Aquaman #36 // Review
Aquaman #36, by writer Dan Abnett, artist Riccardo Federici, and colorist Sunny Gho, continues to tell the story of Aquaman’s attack on King Rath as he tries to save the Kingdom of Atlantis from the power-mad monarch. Finally, after one too many issues, this arc comes to a head as everything pays off, from an actual confrontation between Aquaman and Rath to the mad king finally becoming a worthy foe for our hero.
The character work for Aquaman is subtle, but very well handled by Abnett in this issue. In the previous chapter, Arthur and Murk, the captain of the royal guard, decided to team up to take Rath down, and this issue continues as they make their way to him. The magic of Aquaman’s character is put on display when Murk tells Arthur that he intends to kill Rath. Aquaman seems reluctant to go along with that plan, and it makes perfect sense for his character. Arthur has forever been caught between his identity as a king and his duties as a hero. As a king, he has to do what’s best for Atlantis, even if it’s not always the most heroic thing to do. As a hero, he tries to live up to the ideals that his colleagues, like Superman and Batman, hold themselves to: i.e. no killing. When Murk suggests killing Rath, it’s arguably the right thing to do, especially given the dire situation the kingdom is in with him on the throne. But Arthur resists that idea, because of his ideals as a hero. Those two sides are constantly butting up against each other, and Abnett has a perfect handle on both of them.

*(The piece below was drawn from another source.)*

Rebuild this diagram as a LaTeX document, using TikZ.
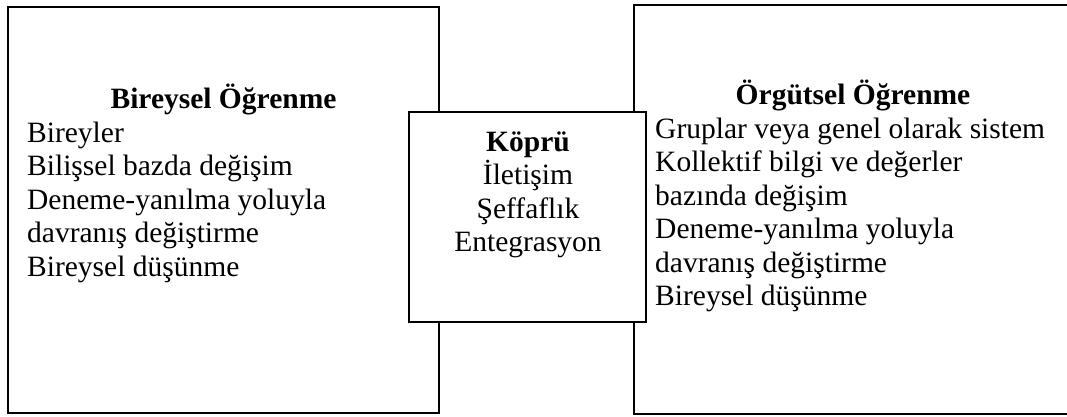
\documentclass[tikz,border=0pt]{standalone}
\usepackage{fontspec}
\setmainfont{Liberation Serif}
\tikzset{
  boxframe/.style={draw, line width=2pt, rectangle, inner sep=0pt, outer sep=0pt, anchor=north west},
  linetxt/.style={inner sep=0pt, font=\fontsize{29.5}{33.5}\selectfont},
  titletxt/.style={inner sep=0pt, font=\fontsize{29.5}{33.5}\selectfont\bfseries},
}
\begin{document}
\begin{tikzpicture}[x=1pt,y=-1pt]
\clip (0,0) rectangle (1067,417);
\fill[white] (0,0) rectangle (1067,417);
% outer boxes
\node[boxframe, minimum width=431pt, minimum height=406pt] (left) at (8,7) {};
\node[boxframe, minimum width=434pt, minimum height=409pt] (right) at (634,5) {};
% bridge box
\node[boxframe, fill=white, minimum width=237pt, minimum height=210pt] (bridge) at (409,112) {};
% left text
\node[titletxt, anchor=base] (lt) at (223.5,109) {Bireysel Öğrenme};
\foreach \t [count=\i] in {Bireyler, Bilişsel bazda değişim, Deneme-yanılma yoluyla, davranış değiştirme, Bireysel düşünme}
  \node[linetxt, anchor=base west] (l\i) at (27,{142+33.5*(\i-1)}) {\t};
% right text
\node[titletxt, anchor=base] (rt) at (853,105) {Örgütsel Öğrenme};
\foreach \t [count=\i] in {Gruplar veya genel olarak sistem, Kollektif bilgi ve değerler, bazında değişim, Deneme-yanılma yoluyla, davranış değiştirme, Bireysel düşünme}
  \node[linetxt, anchor=base west] (r\i) at (655,{138+33.5*(\i-1)}) {\t};
% bridge text
\node[titletxt, anchor=base] (bt) at (528,151) {Köprü};
\foreach \t [count=\i] in {İletişim, Şeffaflık, Entegrasyon}
  \node[linetxt, anchor=base] (b\i) at (528,{151+33.5*\i}) {\t};
\end{tikzpicture}
\end{document}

This is also the issue where Rath becomes the interesting character that readers can sink their teeth into. Since his debut, he has seemed more like an annoying nuisance that somehow stole the throne from Aquaman. He was a ruthless dictator with a penchant for magic, but he hardly seemed like a worthy opponent for Arthur...until now. Essentially selling his soul to dark magic, Rath has become a horrifying monster of immense power, and the readers now have to wonder if Aquaman is enough to stop him. If this was the planned path for Rath all along, kudos to Abnett for the swerve. If not, congratulations to Abnett for realizing his villain needed something more and course-correcting. Finally, readers have an antagonist they might actually want to stick around past this storyline.
The art by Riccardo Federici was great, as usual. He does underwater action (a must for Aquaman) with great skill, and manages to make every action scene seem like a revelation, as each character’s weightlessness is incorporated into their fighting style. Federici also does a wonderful job with character design, making even a potentially cheesy figure like King Shark seem cool and menacing. The colors by Sunny Gho also stand out, as they blend the illumination of magic and the darkness of the sea together in a beautiful palette that is entirely unique to this book. Hopefully, this title can hang onto Gho for a long time.
Despite this issue being one more chapter in an overly-long story arc, the pacing is picking up nicely, and Rath has finally become a serious threat, so it’s definitely enjoyable. If you’re at all interested in the fate of Aquaman now that he has agreed to hand the throne over to Mera, or you just like great art, you should definitely be picking up this series. There is plenty of good story ahead.